When Sister Craven first came to the school in 1980, there were 300 students enrolled and the school building dated to the 1950s. Over the years the enrollment has increased to nearly 700, and she has overseen a complete rebuilding project.
Sister Craven’s first project when she came to the school was to have central air conditioning installed.
“It was just unbearable for the teachers and the students,” she said. “The next big project came after Hurricane Hugo in 1989 — we were wading through water in the hallways and classrooms. Part of the roof was gone, so it was the perfect time to use our insurance claim money and have a capital campaign to renovate.”
During the renovation Sister Craven felt that it was important to increase the number of students that the then-small school could accommodate. Three classrooms per grade level were added to make that possible for the pre-kindergarten through eighth grade school.
Today the school stands out in the community for its excellence in both academics and religion.
“In this area parents are truly making a choice when they put their children here,” said Sister Craven. “The schools in this area are so good that parents aren’t just running away from the poor public schools like in some communities. This is why we make an effort to provide Catholic values and high academics.
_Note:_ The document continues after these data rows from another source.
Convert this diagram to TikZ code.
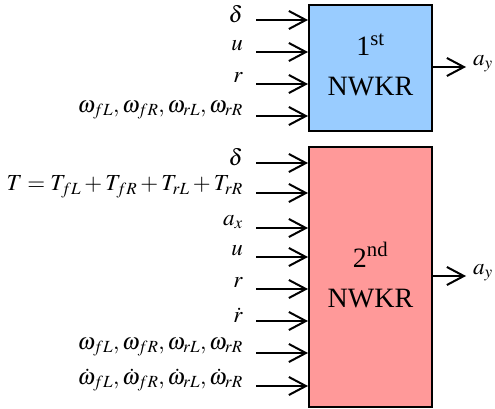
\documentclass[tikz,border=0pt]{standalone}
\usepackage{mathptmx}
\usepackage[no-math]{fontspec}
\setmainfont{Liberation Serif}
\usetikzlibrary{arrows.meta}
\definecolor{boxblue}{RGB}{153,204,255}
\definecolor{boxred}{RGB}{255,153,153}
\tikzset{
  blk/.style={draw=black, line width=2pt, inner sep=0pt},
  inarr/.style={line width=2pt, -{Straight Barb[length=17pt,width=18pt,line width=2pt]}},
  lbl/.style={anchor=east, inner sep=0pt, font=\fontsize{23}{26}\selectfont},
  olbl/.style={anchor=west, inner sep=0pt, font=\fontsize{23}{26}\selectfont},
  ttl/.style={align=center, font=\fontsize{28}{40}\selectfont},
}
\begin{document}
\begin{tikzpicture}[x=1pt,y=-1pt]
\useasboundingbox (0,0) rectangle (495,409);
% boxes
\node[blk, fill=boxblue, minimum width=123pt, minimum height=126pt, anchor=north west] (b1) at (308,4) {};
\node[ttl] (t1) at ([yshift=3pt]b1.center) {1\textsuperscript{st}\\NWKR};
\node[blk, fill=boxred, minimum width=123pt, minimum height=260pt, anchor=north west] (b2) at (308,146) {};
\node[ttl] (t2) at ([yshift=2pt]b2.center) {2\textsuperscript{nd}\\NWKR};
% first block inputs
\foreach \yy/\name/\txt in {20/a1/{$\delta$}, 52/a2/{$u$}, 84/a3/{$r$}, 116/a4/{$\omega_{fL},\omega_{fR},\omega_{rL},\omega_{rR}$}}{
  \coordinate (\name s) at (256,\yy);
  \coordinate (\name e) at (308,\yy);
  \draw[inarr] (\name s) -- (\name e);
  \node[lbl] (\name l) at (243,\yy-6) {\txt};
}
% second block inputs
\foreach \yy/\name/\txt in {163/c1/{$\delta$}, 193/c2/{$T=T_{fL}+T_{fR}+T_{rL}+T_{rR}$}, 228/c3/{$a_x$}, 257/c4/{$u$}, 289/c5/{$r$}, 321/c6/{$\dot r$}, 353/c7/{$\omega_{fL},\omega_{fR},\omega_{rL},\omega_{rR}$}, 386/c8/{$\dot\omega_{fL},\dot\omega_{fR},\dot\omega_{rL},\dot\omega_{rR}$}}{
  \coordinate (\name s) at (256,\yy);
  \coordinate (\name e) at (308,\yy);
  \draw[inarr] (\name s) -- (\name e);
  \node[lbl] (\name l) at (243,\yy-6) {\txt};
}
% outputs
\coordinate (o1s) at (432,67);
\coordinate (o1) at (466,67);
\draw[inarr] (o1s) -- (o1);
\node[olbl] (y1) at (473,64) {$a_y$};
\coordinate (o2s) at (432,276);
\coordinate (o2) at (466,276);
\draw[inarr] (o2s) -- (o2);
\node[olbl] (y2) at (473,273) {$a_y$};
\end{tikzpicture}
\end{document}
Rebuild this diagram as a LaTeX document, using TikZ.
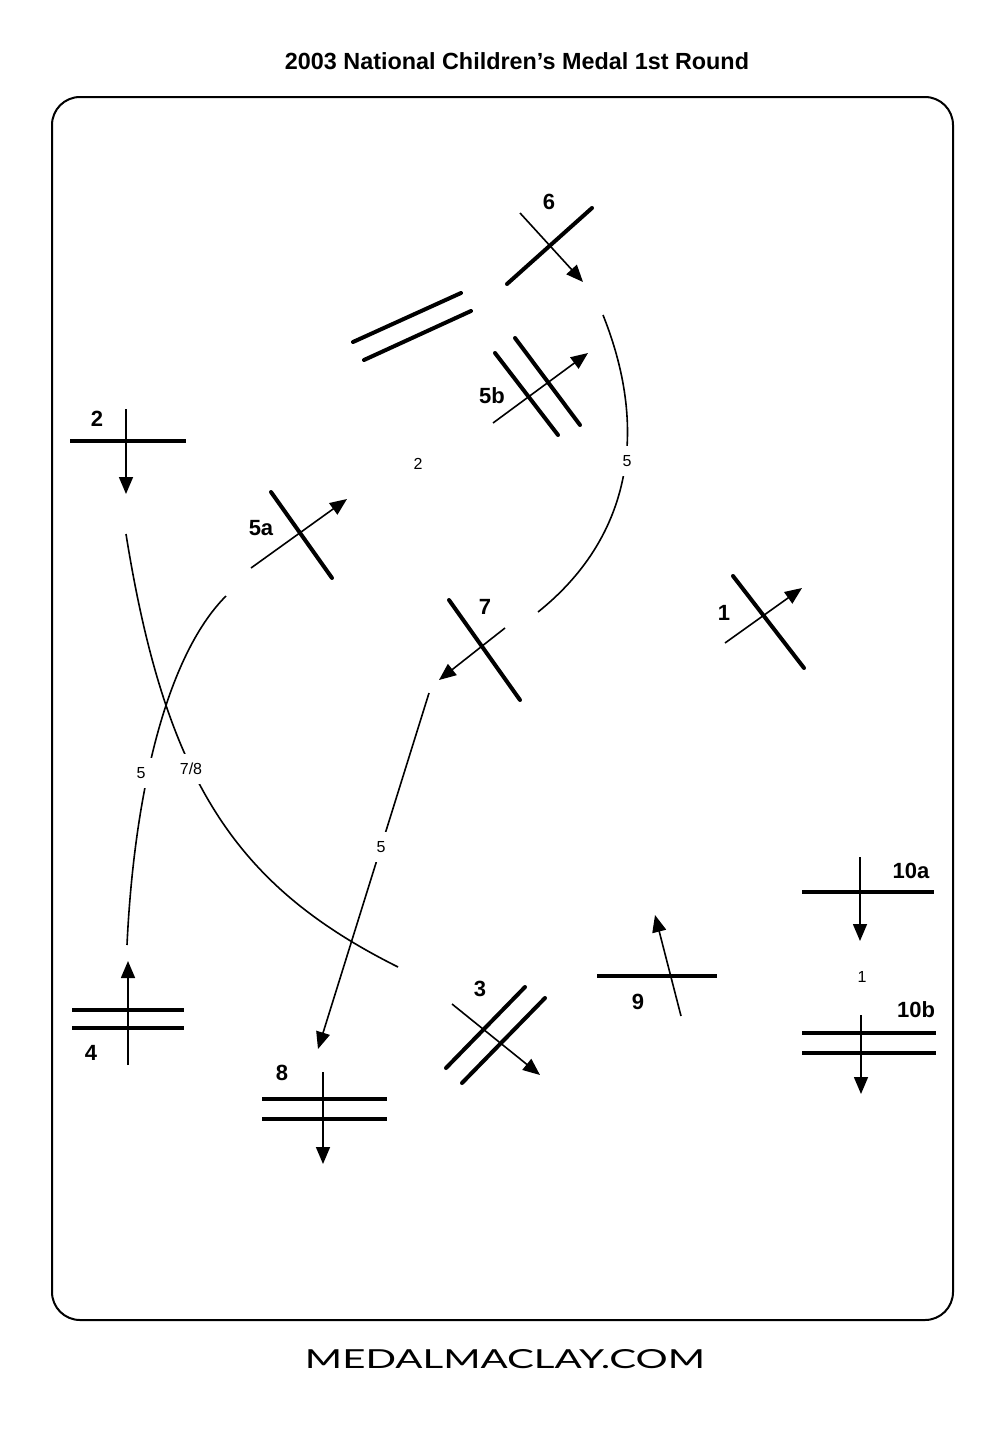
\documentclass[tikz,border=0pt]{standalone}
\usepackage{fontspec}
\usetikzlibrary{arrows.meta}
\newfontfamily\labfont{Liberation Sans}
\newfontfamily\footfont{Lato}
\begin{document}
\begin{tikzpicture}[x=1pt,y=-1pt,
  border/.style={line width=2pt, rounded corners=28pt},
  fence/.style={line width=4pt, line cap=round},
  rail/.style={line width=3.5pt},
  trackline/.style={line width=1.6pt},
  dirarrow/.style={line width=1.6pt, -{Triangle[length=17pt,width=14pt]}},
  biglabel/.style={font=\labfont\fontsize{22}{26}\selectfont\bfseries, inner sep=0pt},
  smalllabel/.style={font=\labfont\fontsize{16}{19}\selectfont, fill=white, inner sep=9pt},
  freelabel/.style={font=\labfont\fontsize{16}{19}\selectfont, inner sep=0pt}]
\useasboundingbox (0,0) rectangle (1000,1429);
% border
\coordinate (b1) at (52,97);
\coordinate (b2) at (953,1320);
\draw[border] (b1) rectangle (b2);
% title and footer
\node[font=\labfont\bfseries] (title) at (517,61) {\resizebox{464pt}{!}{2003 National Children’s Medal 1st Round}};
\node (footer) at (505,1359) {\resizebox{400pt}{19pt}{\footfont MEDALMACLAY.COM}};
% ---- coordinates ----
% fence 2
\coordinate (f2a) at (70,441); \coordinate (f2b) at (186,441);
\coordinate (a2s) at (126,409); \coordinate (a2e) at (126,494);
% fence 5a
\coordinate (f5a1) at (271,492); \coordinate (f5a2) at (332,578);
\coordinate (a5as) at (251,568); \coordinate (a5ae) at (347,499);
% fence 4
\coordinate (f4a) at (72,1010); \coordinate (f4b) at (184,1010);
\coordinate (f4c) at (72,1028); \coordinate (f4d) at (184,1028);
\coordinate (a4s) at (128,1065); \coordinate (a4e) at (128,961);
% unnumbered double rail
\coordinate (dr1) at (353,342); \coordinate (dr2) at (461,293);
\coordinate (dr3) at (364,360); \coordinate (dr4) at (471,311);
% fence 5b
\coordinate (f5b1) at (495,353); \coordinate (f5b2) at (558,435);
\coordinate (f5b3) at (515,338); \coordinate (f5b4) at (580,425);
\coordinate (a5bs) at (493,423); \coordinate (a5be) at (588,353);
% fence 6
\coordinate (f6a) at (507,284); \coordinate (f6b) at (592,208);
\coordinate (a6s) at (520,213); \coordinate (a6e) at (583,282);
% fence 7
\coordinate (f7a) at (449,600); \coordinate (f7b) at (520,700);
\coordinate (a7s) at (505,628); \coordinate (a7e) at (439,680);
% fence 1
\coordinate (f1a) at (733,576); \coordinate (f1b) at (804,668);
\coordinate (a1s) at (725,643); \coordinate (a1e) at (802,588);
% fence 8
\coordinate (f8a) at (262,1099); \coordinate (f8b) at (387,1099);
\coordinate (f8c) at (262,1119); \coordinate (f8d) at (387,1119);
\coordinate (a8s) at (323,1072); \coordinate (a8e) at (323,1164);
% fence 3
\coordinate (f3a) at (446,1068); \coordinate (f3b) at (525,987);
\coordinate (f3c) at (462,1083); \coordinate (f3d) at (545,998);
\coordinate (a3s) at (452,1004); \coordinate (a3e) at (540,1075);
% fence 9
\coordinate (f9a) at (597,976); \coordinate (f9b) at (717,976);
\coordinate (a9s) at (681,1016); \coordinate (a9e) at (655,915);
% fence 10a
\coordinate (f10a1) at (802,892); \coordinate (f10a2) at (934,892);
\coordinate (a10as) at (860,857); \coordinate (a10ae) at (860,941);
% fence 10b
\coordinate (f10b1) at (802,1033); \coordinate (f10b2) at (936,1033);
\coordinate (f10b3) at (802,1053); \coordinate (f10b4) at (936,1053);
\coordinate (a10bs) at (861,1015); \coordinate (a10be) at (861,1094);
% tracks
\coordinate (t78s) at (126,534); \coordinate (t78e) at (398,967);
\coordinate (t4s) at (226,596); \coordinate (t4e) at (127,945);
\coordinate (t67s) at (603,315); \coordinate (t67e) at (538,612);
\coordinate (t78bs) at (429,693); \coordinate (t78be) at (318,1049);
% ---- drawing ----
\draw[rail] (f2a) -- (f2b);
\draw[dirarrow] (a2s) -- (a2e);
\draw[fence] (f5a1) -- (f5a2);
\draw[dirarrow] (a5as) -- (a5ae);
\draw[rail] (f4a) -- (f4b);
\draw[rail] (f4c) -- (f4d);
\draw[dirarrow] (a4s) -- (a4e);
\draw[fence] (dr1) -- (dr2);
\draw[fence] (dr3) -- (dr4);
\draw[fence] (f5b1) -- (f5b2);
\draw[fence] (f5b3) -- (f5b4);
\draw[dirarrow] (a5bs) -- (a5be);
\draw[fence] (f6a) -- (f6b);
\draw[dirarrow] (a6s) -- (a6e);
\draw[fence] (f7a) -- (f7b);
\draw[dirarrow] (a7s) -- (a7e);
\draw[fence] (f1a) -- (f1b);
\draw[dirarrow] (a1s) -- (a1e);
\draw[rail] (f8a) -- (f8b);
\draw[rail] (f8c) -- (f8d);
\draw[dirarrow] (a8s) -- (a8e);
\draw[fence] (f3a) -- (f3b);
\draw[fence] (f3c) -- (f3d);
\draw[dirarrow] (a3s) -- (a3e);
\draw[rail] (f9a) -- (f9b);
\draw[dirarrow] (a9s) -- (a9e);
\draw[rail] (f10a1) -- (f10a2);
\draw[dirarrow] (a10as) -- (a10ae);
\draw[rail] (f10b1) -- (f10b2);
\draw[rail] (f10b3) -- (f10b4);
\draw[dirarrow] (a10bs) -- (a10be);
% track lines
\draw[trackline] (t78s) .. controls (166,784) and (238,887) .. (t78e);
\draw[trackline] (t4s) .. controls (166,656) and (134,795) .. (t4e);
\draw[trackline] (t67s) .. controls (651,435) and (628,540) .. (t67e);
\draw[dirarrow] (t78bs) -- (t78be);
% stride labels
\node[smalllabel] (s5left) at (141,773) {5};
\node[smalllabel] (s78) at (191,769) {7/8};
\node[smalllabel] (s5right) at (627,461) {5};
\node[smalllabel] (s5mid) at (381,847) {5};
\node[freelabel] (s2) at (418,464) {2};
\node[freelabel] (s1) at (862,977) {1};
% fence labels
\node[biglabel] (l2) at (97,419) {2};
\node[biglabel] (l5a) at (261,528) {5a};
\node[biglabel] (l5b) at (492,396) {5b};
\node[biglabel] (l6) at (549,202) {6};
\node[biglabel] (l7) at (485,607) {7};
\node[biglabel] (l1) at (724,613) {1};
\node[biglabel] (l4) at (91,1053) {4};
\node[biglabel] (l8) at (282,1073) {8};
\node[biglabel] (l3) at (480,989) {3};
\node[biglabel] (l9) at (638,1002) {9};
\node[biglabel] (l10a) at (911,871) {10a};
\node[biglabel] (l10b) at (916,1010) {10b};
\end{tikzpicture}
\end{document}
We stress Catholic values and faith. We also encourage middle school teachers to open each class in prayer.”
Sister Craven said that the challenges of overseeing a school have increased over the years because of the shift in the home lives of children today.
“I would almost say that children are better today than they used to be, but what we wrestle with now are the outside influences that they are fighting against,” she said. “We are always helping children overcome things in their home lives. When I first started it was rare to have a child in a single parent home. That has become very common and we must help them overcome the obstacles that come along with that.”
She said that the rewards of her position are in knowing that she has a part in the academic and faith education of thousands of children.
“Knowing that I am investing in their future is the greatest reward and challenge of this job,” said Sister Craven. “I also like being able to know that I am providing a school with good, dedicated teachers.”
And the teachers are doing their part to educate the children. Each year the eighth- graders are given the PSAT test — the same test taken by high school juniors. Those who score at a high level are named Bishop England Scholars.
“This year we had 16 of our eighth graders who received this recognition,” said Sister Craven. “That is a very high percentage and we are very proud of the academic excellence of our students.”